Ukraine’s president Volodymyr Zelensky has pleaded for a no-fly zone over his country and lashed out at Nato for refusing to impose one, warning that “all the people who die from this day forward will also die because of you”.
Nato has said a no-fly zone, which would bar all unauthorised aircraft from flying over Ukraine, could provoke widespread war in Europe.
But as the United States and other Nato members send weapons for Kyiv, the conflict is already drawing in countries far beyond Ukraine’s borders.
Mr Zelensky said Ukrainian forces were holding key cities in the central and south-eastern part of the country, while the Russians were trying to block and keep encircled Kharkiv, Mykolaiv, Chernihiv and Sumy.
“We’re inflicting losses on the occupants they could not see in their worst nightmare,” Mr Zelensky said.
He alleged that 10,000 Russian troops were killed in the 10 days of the war, a claim that could not be independently verified.
The Russian military does not offer regular updates on their casualties. Only once, on Wednesday, they announced a death toll of nearly 500.

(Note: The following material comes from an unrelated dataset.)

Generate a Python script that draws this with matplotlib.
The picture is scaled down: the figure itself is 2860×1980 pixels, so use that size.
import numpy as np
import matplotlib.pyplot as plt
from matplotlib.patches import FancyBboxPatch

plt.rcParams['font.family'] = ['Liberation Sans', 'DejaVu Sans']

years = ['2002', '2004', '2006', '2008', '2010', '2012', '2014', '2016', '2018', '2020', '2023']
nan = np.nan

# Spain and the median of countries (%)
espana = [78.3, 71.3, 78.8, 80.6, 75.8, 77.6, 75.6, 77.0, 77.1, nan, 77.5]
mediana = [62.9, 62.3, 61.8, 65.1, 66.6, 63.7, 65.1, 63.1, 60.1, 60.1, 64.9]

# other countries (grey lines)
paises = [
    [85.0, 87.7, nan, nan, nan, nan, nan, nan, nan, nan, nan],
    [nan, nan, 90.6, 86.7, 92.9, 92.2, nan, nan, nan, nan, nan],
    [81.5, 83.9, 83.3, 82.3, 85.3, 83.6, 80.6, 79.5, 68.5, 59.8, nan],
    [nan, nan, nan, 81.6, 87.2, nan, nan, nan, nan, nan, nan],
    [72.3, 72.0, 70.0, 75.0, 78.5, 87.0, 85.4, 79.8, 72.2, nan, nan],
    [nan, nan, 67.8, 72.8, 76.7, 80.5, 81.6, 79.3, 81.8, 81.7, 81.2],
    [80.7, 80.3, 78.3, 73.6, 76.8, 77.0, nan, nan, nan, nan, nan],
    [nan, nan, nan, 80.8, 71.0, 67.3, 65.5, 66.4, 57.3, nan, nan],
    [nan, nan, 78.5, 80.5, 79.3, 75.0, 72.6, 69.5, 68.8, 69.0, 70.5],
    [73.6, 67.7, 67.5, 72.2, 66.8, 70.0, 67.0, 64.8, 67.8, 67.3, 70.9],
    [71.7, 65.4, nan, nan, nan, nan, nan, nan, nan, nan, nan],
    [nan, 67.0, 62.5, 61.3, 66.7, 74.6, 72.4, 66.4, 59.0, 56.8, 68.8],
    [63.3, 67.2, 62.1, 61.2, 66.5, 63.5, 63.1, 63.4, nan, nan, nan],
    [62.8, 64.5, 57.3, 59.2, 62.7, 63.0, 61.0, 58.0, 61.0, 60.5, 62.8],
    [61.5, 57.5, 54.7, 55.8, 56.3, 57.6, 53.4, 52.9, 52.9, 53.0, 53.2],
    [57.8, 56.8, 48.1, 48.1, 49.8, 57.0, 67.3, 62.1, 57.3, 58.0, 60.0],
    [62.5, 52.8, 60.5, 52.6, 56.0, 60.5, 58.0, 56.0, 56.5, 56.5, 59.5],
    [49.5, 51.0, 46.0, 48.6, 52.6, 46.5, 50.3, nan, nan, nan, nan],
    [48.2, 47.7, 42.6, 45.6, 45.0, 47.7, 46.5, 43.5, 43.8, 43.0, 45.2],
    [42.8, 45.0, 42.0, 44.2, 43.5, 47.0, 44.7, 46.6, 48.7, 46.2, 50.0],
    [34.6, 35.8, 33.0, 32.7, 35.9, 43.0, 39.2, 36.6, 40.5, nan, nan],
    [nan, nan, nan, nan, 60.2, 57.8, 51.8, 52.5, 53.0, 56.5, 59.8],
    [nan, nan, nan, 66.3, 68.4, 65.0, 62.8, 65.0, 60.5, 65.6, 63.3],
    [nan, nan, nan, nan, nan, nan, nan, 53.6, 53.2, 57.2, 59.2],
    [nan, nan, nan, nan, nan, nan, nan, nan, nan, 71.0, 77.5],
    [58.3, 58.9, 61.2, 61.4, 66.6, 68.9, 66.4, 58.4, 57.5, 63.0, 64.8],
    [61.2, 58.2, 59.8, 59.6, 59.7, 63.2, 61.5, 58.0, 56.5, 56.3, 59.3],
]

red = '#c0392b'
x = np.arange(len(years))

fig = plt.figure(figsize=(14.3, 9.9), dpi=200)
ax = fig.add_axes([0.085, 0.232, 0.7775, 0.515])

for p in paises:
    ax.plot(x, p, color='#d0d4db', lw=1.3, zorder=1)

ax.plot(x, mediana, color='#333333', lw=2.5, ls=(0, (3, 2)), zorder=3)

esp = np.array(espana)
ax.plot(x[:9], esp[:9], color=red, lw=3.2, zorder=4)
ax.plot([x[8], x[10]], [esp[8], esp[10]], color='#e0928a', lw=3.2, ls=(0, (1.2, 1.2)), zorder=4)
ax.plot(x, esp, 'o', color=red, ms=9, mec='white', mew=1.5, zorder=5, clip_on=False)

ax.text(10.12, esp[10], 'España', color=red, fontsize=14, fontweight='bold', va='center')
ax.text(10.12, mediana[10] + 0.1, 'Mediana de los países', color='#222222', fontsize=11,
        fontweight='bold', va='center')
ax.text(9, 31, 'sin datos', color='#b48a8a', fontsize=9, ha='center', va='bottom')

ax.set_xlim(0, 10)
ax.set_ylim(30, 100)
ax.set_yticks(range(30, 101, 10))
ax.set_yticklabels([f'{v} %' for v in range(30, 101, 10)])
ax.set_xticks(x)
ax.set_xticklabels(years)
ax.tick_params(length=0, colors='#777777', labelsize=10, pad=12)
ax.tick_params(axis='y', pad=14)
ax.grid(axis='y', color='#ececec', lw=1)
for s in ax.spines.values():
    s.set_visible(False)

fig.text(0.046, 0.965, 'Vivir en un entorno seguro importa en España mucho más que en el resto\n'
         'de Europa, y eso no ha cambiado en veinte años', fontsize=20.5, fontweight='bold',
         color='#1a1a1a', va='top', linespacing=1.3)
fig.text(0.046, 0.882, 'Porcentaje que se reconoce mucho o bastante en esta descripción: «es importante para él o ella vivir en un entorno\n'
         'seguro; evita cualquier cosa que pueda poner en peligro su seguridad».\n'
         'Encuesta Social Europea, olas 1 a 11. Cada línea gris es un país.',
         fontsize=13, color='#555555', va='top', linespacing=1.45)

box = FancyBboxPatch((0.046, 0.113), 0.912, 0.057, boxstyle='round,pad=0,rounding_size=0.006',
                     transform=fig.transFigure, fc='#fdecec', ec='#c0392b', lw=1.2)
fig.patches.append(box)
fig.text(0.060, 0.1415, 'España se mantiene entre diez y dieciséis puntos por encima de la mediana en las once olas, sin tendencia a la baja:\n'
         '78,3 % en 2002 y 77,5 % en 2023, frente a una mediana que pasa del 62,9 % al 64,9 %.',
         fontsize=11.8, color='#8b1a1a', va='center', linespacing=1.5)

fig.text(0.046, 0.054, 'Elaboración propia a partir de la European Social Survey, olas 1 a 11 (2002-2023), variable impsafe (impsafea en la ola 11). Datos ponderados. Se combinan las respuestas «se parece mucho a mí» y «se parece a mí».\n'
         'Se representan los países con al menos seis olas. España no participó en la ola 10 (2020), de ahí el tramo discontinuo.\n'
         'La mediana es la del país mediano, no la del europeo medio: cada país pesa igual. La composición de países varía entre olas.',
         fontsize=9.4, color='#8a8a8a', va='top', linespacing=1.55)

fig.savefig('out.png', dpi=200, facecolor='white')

“This is horrible,” Mr Zelensky said. “Guys 18, 20 years old – soldiers who weren’t even explained what they were going to fight for.”

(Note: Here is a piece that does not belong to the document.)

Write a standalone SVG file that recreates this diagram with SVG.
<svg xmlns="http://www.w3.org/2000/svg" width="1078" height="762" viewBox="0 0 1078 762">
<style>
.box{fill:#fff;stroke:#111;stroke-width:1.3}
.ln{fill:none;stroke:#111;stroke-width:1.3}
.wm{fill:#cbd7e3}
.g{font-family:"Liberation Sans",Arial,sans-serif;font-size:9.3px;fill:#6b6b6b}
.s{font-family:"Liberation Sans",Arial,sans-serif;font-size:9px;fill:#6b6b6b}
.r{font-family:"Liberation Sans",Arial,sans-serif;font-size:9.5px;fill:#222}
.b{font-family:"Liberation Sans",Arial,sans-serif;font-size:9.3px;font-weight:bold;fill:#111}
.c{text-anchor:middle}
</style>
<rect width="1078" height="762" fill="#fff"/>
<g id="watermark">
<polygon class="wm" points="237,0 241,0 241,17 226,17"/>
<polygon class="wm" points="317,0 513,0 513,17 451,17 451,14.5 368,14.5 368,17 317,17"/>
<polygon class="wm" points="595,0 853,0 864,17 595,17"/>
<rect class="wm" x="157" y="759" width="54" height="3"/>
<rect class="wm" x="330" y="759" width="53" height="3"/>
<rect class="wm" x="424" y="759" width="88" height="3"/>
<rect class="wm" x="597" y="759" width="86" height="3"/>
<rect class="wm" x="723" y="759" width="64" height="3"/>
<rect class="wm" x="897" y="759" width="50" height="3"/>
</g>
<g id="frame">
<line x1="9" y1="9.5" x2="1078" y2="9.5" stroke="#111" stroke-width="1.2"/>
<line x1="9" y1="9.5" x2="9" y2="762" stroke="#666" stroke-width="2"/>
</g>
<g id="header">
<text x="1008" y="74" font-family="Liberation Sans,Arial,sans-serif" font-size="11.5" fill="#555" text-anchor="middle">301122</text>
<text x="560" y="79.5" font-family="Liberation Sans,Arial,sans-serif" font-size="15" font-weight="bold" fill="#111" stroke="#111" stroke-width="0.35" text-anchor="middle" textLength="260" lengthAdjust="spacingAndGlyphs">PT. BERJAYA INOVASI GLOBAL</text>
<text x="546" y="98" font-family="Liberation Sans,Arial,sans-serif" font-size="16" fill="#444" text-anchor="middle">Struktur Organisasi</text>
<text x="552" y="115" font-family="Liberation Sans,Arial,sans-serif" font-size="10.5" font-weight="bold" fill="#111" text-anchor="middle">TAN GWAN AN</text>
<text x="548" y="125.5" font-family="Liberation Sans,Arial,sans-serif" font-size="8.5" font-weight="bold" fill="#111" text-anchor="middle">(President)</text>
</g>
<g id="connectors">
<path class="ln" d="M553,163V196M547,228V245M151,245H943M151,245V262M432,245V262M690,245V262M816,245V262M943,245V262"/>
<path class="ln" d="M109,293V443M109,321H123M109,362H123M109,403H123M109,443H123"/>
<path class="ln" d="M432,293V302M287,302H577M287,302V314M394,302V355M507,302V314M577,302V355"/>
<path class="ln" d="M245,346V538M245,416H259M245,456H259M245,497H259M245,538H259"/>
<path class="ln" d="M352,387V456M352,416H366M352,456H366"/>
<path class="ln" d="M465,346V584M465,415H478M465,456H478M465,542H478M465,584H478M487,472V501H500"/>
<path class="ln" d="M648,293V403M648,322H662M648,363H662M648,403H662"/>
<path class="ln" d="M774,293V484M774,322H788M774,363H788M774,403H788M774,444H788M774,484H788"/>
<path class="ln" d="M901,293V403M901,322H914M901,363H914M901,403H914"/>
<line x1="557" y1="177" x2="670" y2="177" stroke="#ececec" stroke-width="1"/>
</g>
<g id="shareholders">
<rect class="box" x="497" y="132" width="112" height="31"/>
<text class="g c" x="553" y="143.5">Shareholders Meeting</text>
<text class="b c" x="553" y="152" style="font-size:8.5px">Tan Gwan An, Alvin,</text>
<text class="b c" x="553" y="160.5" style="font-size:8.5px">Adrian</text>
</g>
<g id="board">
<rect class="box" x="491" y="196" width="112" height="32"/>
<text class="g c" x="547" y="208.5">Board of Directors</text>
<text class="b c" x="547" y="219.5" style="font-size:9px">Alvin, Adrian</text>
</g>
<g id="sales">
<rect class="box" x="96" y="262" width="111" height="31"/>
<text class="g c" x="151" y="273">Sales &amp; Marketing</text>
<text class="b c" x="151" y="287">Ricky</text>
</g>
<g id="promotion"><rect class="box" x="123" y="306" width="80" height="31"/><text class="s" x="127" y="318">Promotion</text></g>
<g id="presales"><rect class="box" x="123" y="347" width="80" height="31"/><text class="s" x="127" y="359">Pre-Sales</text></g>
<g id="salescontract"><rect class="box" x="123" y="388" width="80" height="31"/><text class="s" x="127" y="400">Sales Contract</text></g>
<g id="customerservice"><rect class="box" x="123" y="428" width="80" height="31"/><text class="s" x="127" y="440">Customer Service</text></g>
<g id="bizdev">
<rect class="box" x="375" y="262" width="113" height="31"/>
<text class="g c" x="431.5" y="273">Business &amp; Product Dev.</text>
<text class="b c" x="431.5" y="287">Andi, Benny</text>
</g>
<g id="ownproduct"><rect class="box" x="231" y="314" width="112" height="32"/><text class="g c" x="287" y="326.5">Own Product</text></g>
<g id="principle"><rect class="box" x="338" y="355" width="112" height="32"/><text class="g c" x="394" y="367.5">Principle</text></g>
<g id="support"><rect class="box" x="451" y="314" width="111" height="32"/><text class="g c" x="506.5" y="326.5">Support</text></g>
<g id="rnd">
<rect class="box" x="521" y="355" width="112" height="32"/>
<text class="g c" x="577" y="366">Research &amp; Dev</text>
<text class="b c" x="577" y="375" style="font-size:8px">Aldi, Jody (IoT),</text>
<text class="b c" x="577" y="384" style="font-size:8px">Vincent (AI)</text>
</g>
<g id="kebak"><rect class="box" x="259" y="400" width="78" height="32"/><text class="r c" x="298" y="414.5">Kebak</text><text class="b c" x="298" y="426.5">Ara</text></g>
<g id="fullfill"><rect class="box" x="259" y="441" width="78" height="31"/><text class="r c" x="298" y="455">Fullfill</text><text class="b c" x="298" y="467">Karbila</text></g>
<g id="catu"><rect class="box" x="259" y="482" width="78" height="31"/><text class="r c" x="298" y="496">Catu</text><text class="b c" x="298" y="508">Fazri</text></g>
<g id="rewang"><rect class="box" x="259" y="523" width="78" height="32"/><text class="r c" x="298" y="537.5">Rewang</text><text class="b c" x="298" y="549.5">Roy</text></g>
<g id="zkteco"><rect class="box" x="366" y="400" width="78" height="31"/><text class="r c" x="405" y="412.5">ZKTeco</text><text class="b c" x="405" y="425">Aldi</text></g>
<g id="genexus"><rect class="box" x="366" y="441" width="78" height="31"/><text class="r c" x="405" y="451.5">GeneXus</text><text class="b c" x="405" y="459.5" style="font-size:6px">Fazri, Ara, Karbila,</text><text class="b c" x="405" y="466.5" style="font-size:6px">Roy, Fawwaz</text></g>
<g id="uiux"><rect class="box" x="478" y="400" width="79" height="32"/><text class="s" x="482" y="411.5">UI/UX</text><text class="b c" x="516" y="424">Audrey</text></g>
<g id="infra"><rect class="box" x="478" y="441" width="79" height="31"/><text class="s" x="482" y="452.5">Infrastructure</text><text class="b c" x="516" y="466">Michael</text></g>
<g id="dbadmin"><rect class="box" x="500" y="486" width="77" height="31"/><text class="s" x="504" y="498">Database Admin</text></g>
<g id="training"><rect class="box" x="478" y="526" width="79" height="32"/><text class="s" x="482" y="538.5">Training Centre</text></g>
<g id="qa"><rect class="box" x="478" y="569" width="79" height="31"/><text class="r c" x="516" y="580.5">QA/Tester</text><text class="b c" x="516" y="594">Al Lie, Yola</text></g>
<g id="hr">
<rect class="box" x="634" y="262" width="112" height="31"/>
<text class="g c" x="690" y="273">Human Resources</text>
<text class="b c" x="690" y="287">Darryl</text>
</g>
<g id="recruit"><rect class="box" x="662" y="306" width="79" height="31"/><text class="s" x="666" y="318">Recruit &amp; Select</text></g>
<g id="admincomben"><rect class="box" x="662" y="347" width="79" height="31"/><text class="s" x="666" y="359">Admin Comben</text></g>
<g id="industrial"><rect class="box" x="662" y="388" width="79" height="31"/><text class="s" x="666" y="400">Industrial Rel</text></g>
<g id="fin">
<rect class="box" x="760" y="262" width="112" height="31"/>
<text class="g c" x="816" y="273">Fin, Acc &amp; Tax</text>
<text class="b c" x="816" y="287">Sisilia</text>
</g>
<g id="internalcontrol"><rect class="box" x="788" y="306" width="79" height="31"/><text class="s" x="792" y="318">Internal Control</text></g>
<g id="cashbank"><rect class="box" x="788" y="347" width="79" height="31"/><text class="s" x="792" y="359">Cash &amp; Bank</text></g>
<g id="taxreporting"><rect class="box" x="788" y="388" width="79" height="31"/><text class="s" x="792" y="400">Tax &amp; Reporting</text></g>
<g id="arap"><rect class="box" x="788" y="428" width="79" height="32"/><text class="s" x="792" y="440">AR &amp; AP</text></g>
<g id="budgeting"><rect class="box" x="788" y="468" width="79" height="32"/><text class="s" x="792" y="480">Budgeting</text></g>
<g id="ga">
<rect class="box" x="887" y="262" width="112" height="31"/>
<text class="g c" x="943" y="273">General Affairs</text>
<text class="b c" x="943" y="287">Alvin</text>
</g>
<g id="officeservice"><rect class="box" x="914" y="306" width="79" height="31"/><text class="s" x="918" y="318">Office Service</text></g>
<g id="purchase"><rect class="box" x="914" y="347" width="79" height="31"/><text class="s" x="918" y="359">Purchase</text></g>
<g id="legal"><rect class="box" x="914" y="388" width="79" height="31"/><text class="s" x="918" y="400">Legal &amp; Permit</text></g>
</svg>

As Russia cracks down on independent media reporting on the war, major international news outlets said they were pausing their work inside the country. Moscow also blocked Facebook and Twitter,
And in a warning of a hunger crisis yet to come, the UN World Food Programme has said millions of people inside Ukraine, a major global wheat supplier, will need food aid “immediately”.
Mr Zelensky briefed US senators on Saturday by video conference as Congress considers a request for billions of dollars in emergency funding for humanitarian aid and security needs.
Senate majority leader Chuck Schumer said in a statement that he made a “desperate plea for Eastern European countries to provide Russian-made planes to Ukraine”.
And the UN Security Council scheduled an open meeting for Monday on the worsening humanitarian situation.
The United Nations estimates that 12 million people in Ukraine and four million fleeing to neighbouring countries in the coming months will need humanitarian aid.
At least 351 civilians have been confirmed killed since Russia’s invasion on February 24, but the true number is probably much higher, the UN human rights office has said.
Russia said Wednesday 498 of its troops had been killed and has not updated since.
Kyiv’s central train station remained crowded with people desperate to flee. “People just want to live,” one woman, Ksenia, said.